Setsubun (節分): The Japanese Festival of Bean Throwing and Sushi Rolling
Written by Teni Wada
How do you know when spring has finally arrived? In Japan, the official start of spring is noted on calendars as Risshun (立春) and falls on or around February 4, depending on the year. To usher the change in seasons is Setsubun (節分), an auspicious event with a literal meaning of “seasonal division.”
While celebrating the transition from winter to spring in the first days of February may seem unusual (after all, February is still a very chilly month!), in Japan, the foods and tradition of Setsubun are an important part of Japanese culture.
On February 3, people across Japan engage in the ritual of mamemaki (豆撒き | “bean scattering) in which evil from the previous year is driven away by throwing fukumame (福豆) “lucky” roasted soybeans out the door. Alternatively, some may even throw them at a person symbolizing evil spirits by wearing the mask of an Oni (鬼 | demon).
With a heartful chant of “Evil out! Good luck in!” (鬼は外! 福は内! | Oni wa soto! Fuku wa uchi!) the act of mamemaki also wards off evil spirits bearing illness and misfortune in the current year. Afterwards, it’s customary to eat one roasted soybean for each year of one’s life.
Taking center stage during Setsubun is ehoumaki (恵方巻), a type of rolled sushi that will bring good luck when eaten while facing a certain direction, determined according to the Chinese zodiac. While ehoumaki are a rather sizable variety of makizushi known as futomaki (太巻), it is customary that ehomaki are eaten whole with your eyes closed.

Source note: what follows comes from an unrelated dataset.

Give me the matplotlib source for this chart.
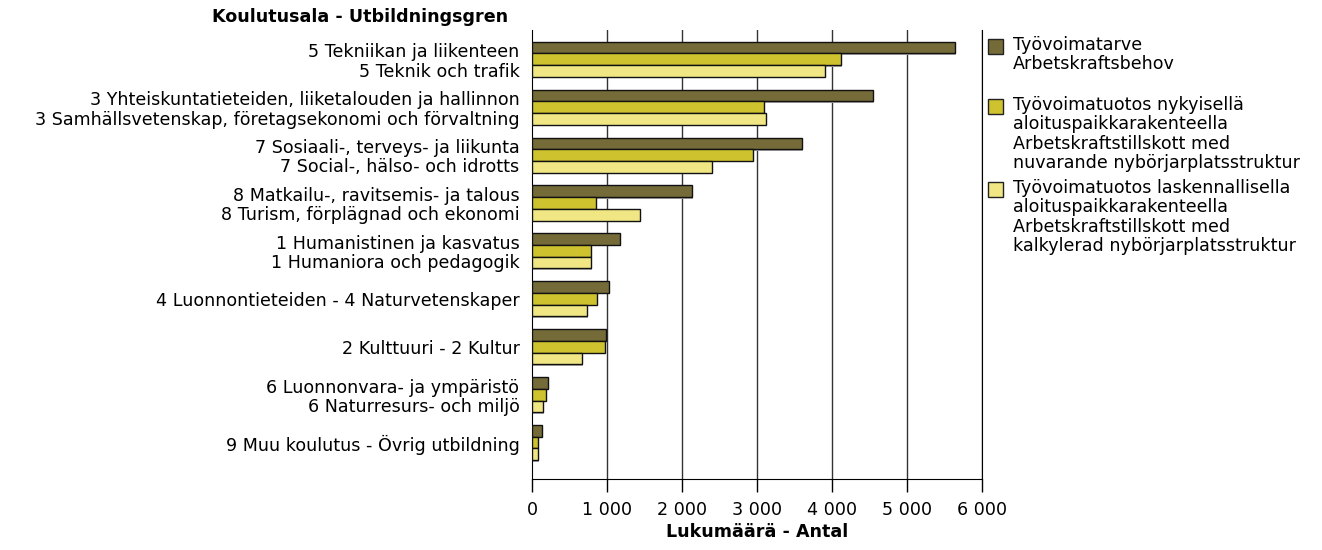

In recent years, ehoumaki have undergone a remarkable transformation. Pushing the boundaries of tradition are "dessert" ehomaki -- rolled sponge cake filled with whipped cream and fruits. Cocoa, squid ink, or bamboo charcoal is added to recreate the look of nori, the pressed and dried seaweed that covers ehoumaki.
On the other other side of the spectrum are luxury ehoumaki filled with select cuts of wagyu (Japanese beef) or covered in edible gold leaves and accented with black caviar.
Along with ehoumaki, sardines are also eaten on Setsubun as it’s believed that their distinct smell wards off evil spirits. In fact, walk along any residential area in Japan in the days leading up to February 3, and you may notice a peculiar decoration -- hiiragi iwashi (柊鰯), a wreath made from sardine heads and holly. Again, the intention is to ward off evil by preventing it from entering the home wrth the powerful smell of sardines and the sharp holly leaves.
Setsubun is the traditional way to mark the end of winter and make way for the spring bloom of plum, peach, and cherry blossoms. The foods and tradition of setsubun are a wonderway to experience Japanese culture -- will you try any of these foods on February 3?
About the author: Teni Wada appreciates the simplicity and versatility of Japanese cooking ingredients and enjoys recreating her mother-in-law's dishes. A foodie at heart, she is always on the lookout for seasonal snacks and drinks to share on Twitter (@wadateni). You can also find Teni Wada on Instagram (@wadateni) and her lifestyle blog, babykaiju.com where she documents motherhood in Japan.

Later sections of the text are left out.